3.3 De kantonrechter dient het bedrag van de reeds gemaakte vereffeningkosten vast te stellen. De griffierechten voor het onderhavige verzoek bedragen € 111,00. De overige op de declaratie opgenomen griffierechten zijn niet als vereffeningskosten aan te merken, zodat het totaalbedrag zal worden vastgesteld op € 1.619,31.
3.4 De griffier zal zorg dragen voor inschrijving van de opheffing van de vereffening in het boedelregister.
4. De beslissing
De kantonrechter:
- beveelt de opheffing van de vereffening van de nalatenschap van erflater;
- stelt de reeds gemaakte vereffeningkosten vast op € 1.619,31 en brengt deze kosten ten laste van de boedel, of, wanneer de boedel daartoe onvoldoende is, ten laste van de erfgenamen, voor zover dezen met hun gehele vermogen aansprakelijk zijn;
- verstaat dat deze beschikking bekend gemaakt zal worden door plaatsing op rechtspraak.nl/uitspraken;
- wijst af hetgeen meer of anders is verzocht.
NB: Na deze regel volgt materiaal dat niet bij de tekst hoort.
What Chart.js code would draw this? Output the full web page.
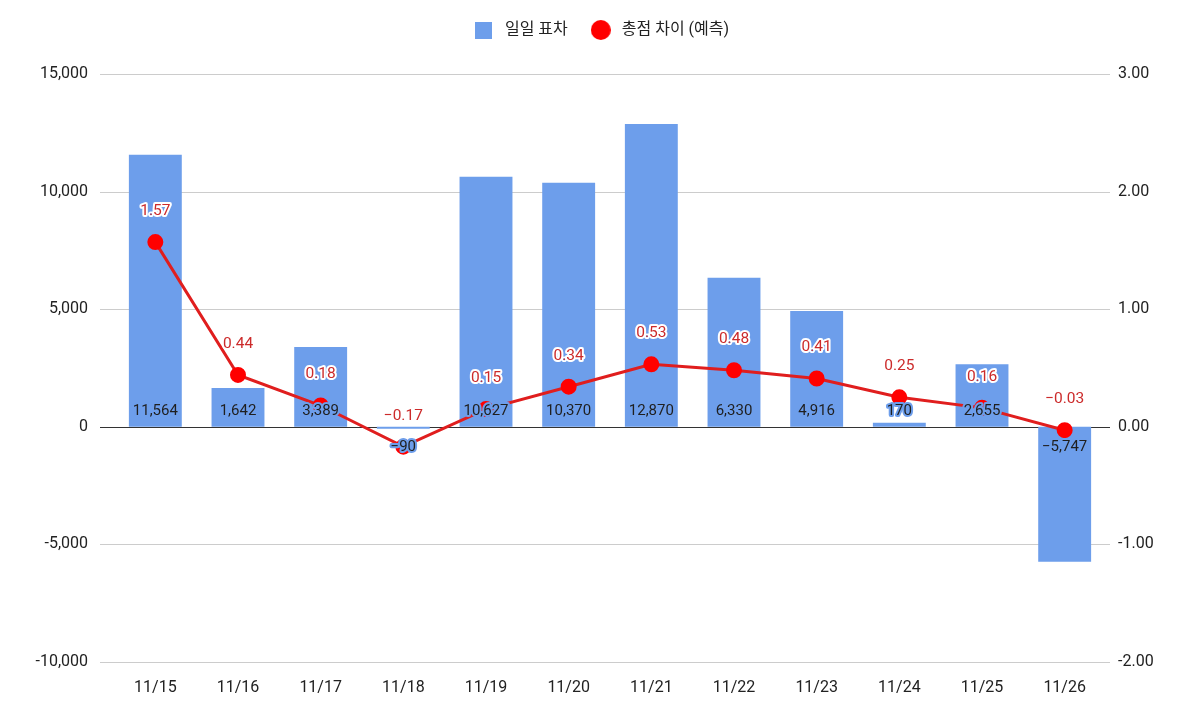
<!DOCTYPE html>
<html><head><meta charset="utf-8">
<script src="https://cdn.jsdelivr.net/npm/chart.js@4/dist/chart.umd.min.js"></script>
<style>html,body{margin:0;padding:0;background:#fff}#wrap{width:1200px;height:715px}</style>
</head><body><div id="wrap"><canvas id="c" width="1200" height="715"></canvas></div>
<script>
const categories = ['11/15','11/16','11/17','11/18','11/19','11/20','11/21','11/22','11/23','11/24','11/25','11/26'];
const dailyDiff = [11564, 1642, 3389, -90, 10627, 10370, 12870, 6330, 4916, 170, 2655, -5747];
const scoreDiff = [1.57, 0.44, 0.18, -0.17, 0.15, 0.34, 0.53, 0.48, 0.41, 0.25, 0.16, -0.03];
const barLabel = '일일 표차';
const lineLabel = '총점 차이 (예측)';

const FONT = "Roboto, 'Noto Sans CJK KR', sans-serif";
const BAR_COLOR = '#6d9eeb';
const POINT_COLOR = '#ff0000';

function makeIcon(kind) {
  const c = document.createElement('canvas');
  const s = kind === 'rect' ? 17 : 20;
  c.width = s; c.height = s;
  const g = c.getContext('2d');
  if (kind === 'rect') { g.fillStyle = BAR_COLOR; g.fillRect(0, 0, s, s); }
  else { g.fillStyle = POINT_COLOR; g.beginPath(); g.arc(s / 2, s / 2, s / 2, 0, Math.PI * 2); g.fill(); }
  return c;
}
const icons = [makeIcon('rect'), makeIcon('circle')];

const legendSpace = {
  id: 'legendSpace',
  beforeInit(chart) {
    const origFit = chart.legend.fit;
    chart.legend.fit = function () { origFit.bind(chart.legend)(); this.height += 26; };
  }
};

const gridPlugin = {
  id: 'grid',
  beforeDatasetsDraw(chart) {
    const ctx = chart.ctx, y = chart.scales.y;
    ctx.save();
    y.ticks.forEach(t => {
      const py = Math.round(y.getPixelForValue(t.value)) + 0.5;
      ctx.strokeStyle = t.value === 0 ? '#333333' : '#cccccc';
      ctx.lineWidth = 1;
      ctx.beginPath(); ctx.moveTo(100, py); ctx.lineTo(1110, py); ctx.stroke();
    });
    ctx.restore();
  }
};

function fmtNum(v, dec) {
  const s = Math.abs(v).toLocaleString('en-US', {minimumFractionDigits: dec, maximumFractionDigits: dec});
  return (v < 0 ? '\u2212' : '') + s;
}

const labelPlugin = {
  id: 'labels',
  afterDatasetsDraw(chart) {
    const ctx = chart.ctx;
    const y = chart.scales.y;
    const zero = y.getPixelForValue(0);
    ctx.save();
    ctx.textAlign = 'center';
    ctx.textBaseline = 'middle';
    ctx.lineJoin = 'round';
    ctx.font = '15px ' + FONT;
    const barMeta = chart.getDatasetMeta(0);
    barMeta.data.forEach((el, i) => {
      const v = dailyDiff[i];
      const py = v >= 0 ? zero - 15 : zero + 21;
      const txt = fmtNum(v, 0);
      ctx.strokeStyle = BAR_COLOR; ctx.lineWidth = 4;
      ctx.strokeText(txt, el.x, py);
      ctx.fillStyle = '#1f1f1f';
      ctx.fillText(txt, el.x, py);
    });
    ctx.font = '15.5px ' + FONT;
    const lineMeta = chart.getDatasetMeta(1);
    lineMeta.data.forEach((el, i) => {
      const txt = fmtNum(scoreDiff[i], 2);
      const py = el.y - 31;
      ctx.strokeStyle = '#ffffff'; ctx.lineWidth = 4;
      ctx.strokeText(txt, el.x, py);
      ctx.fillStyle = '#cc2b2b';
      ctx.fillText(txt, el.x, py);
    });
    ctx.restore();
  }
};

new Chart(document.getElementById('c'), {
  data: {
    labels: categories,
    datasets: [
      { type: 'bar', label: barLabel, data: dailyDiff, backgroundColor: BAR_COLOR, yAxisID: 'y',
        barPercentage: 0.64, categoryPercentage: 1, order: 2 },
      { type: 'line', label: lineLabel, data: scoreDiff, yAxisID: 'y1', borderColor: '#e01e1e', borderWidth: 3,
        pointBackgroundColor: POINT_COLOR, pointBorderColor: POINT_COLOR, pointRadius: 6.5, pointStyle: 'circle',
        tension: 0, order: 1 }
    ]
  },
  options: {
    responsive: false, animation: false,
    layout: { padding: { top: 2, bottom: 0, left: 0, right: 0 } },
    plugins: {
      legend: {
        position: 'top',
        labels: {
          usePointStyle: true, pointStyleWidth: 26, boxWidth: 17, boxHeight: 17, padding: 20, color: '#222',
          font: { family: FONT, size: 16 },
          generateLabels(chart) {
            return chart.data.datasets.map((ds, i) => ({
              text: ds.label, datasetIndex: i, pointStyle: icons[i], fillStyle: i === 0 ? BAR_COLOR : POINT_COLOR,
              strokeStyle: 'transparent', lineWidth: 0, hidden: false, fontColor: '#222'
            }));
          }
        }
      },
      tooltip: { enabled: false }
    },
    scales: {
      x: {
        grid: { display: false, drawTicks: false },
        border: { display: false },
        ticks: { color: '#222', font: { family: FONT, size: 16 }, padding: 17 }
      },
      y: {
        position: 'left', min: -10000, max: 15000,
        afterFit(s) { s.width = 114; },
        grid: { display: false, drawTicks: false },
        border: { display: false },
        ticks: { stepSize: 5000, color: '#222', font: { family: FONT, size: 16 }, padding: 26,
          callback: v => v.toLocaleString('en-US') }
      },
      y1: {
        position: 'right', min: -2, max: 3,
        afterFit(s) { s.width = 94; },
        grid: { display: false, drawTicks: false },
        border: { display: false },
        ticks: { stepSize: 1, color: '#222', font: { family: FONT, size: 16 }, padding: 12,
          callback: v => v.toFixed(2) }
      }
    }
  },
  plugins: [legendSpace, gridPlugin, labelPlugin]
});
</script></body></html>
Deze beschikking is gegeven door mr. W.E.M. Verjans, en uitgesproken op de openbare terechtzitting van 9 maart 2010, in tegenwoordigheid van de griffier.
Tegen deze beschikking kan hoger beroep worden ingesteld:
door de verzoeker en degenen aan wie een afschrift van deze beschikking is verstrekt of verzonden: binnen drie maanden na de dag van de uitspraak;
door andere belanghebbenden: binnen drie maanden na de betekening van de beschikking of nadat deze hun op andere wijze bekend is geworden.
Het beroepschrift moet door tussenkomst van een advocaat worden ingediend bij het gerechtshof te 's Hertogenbosch.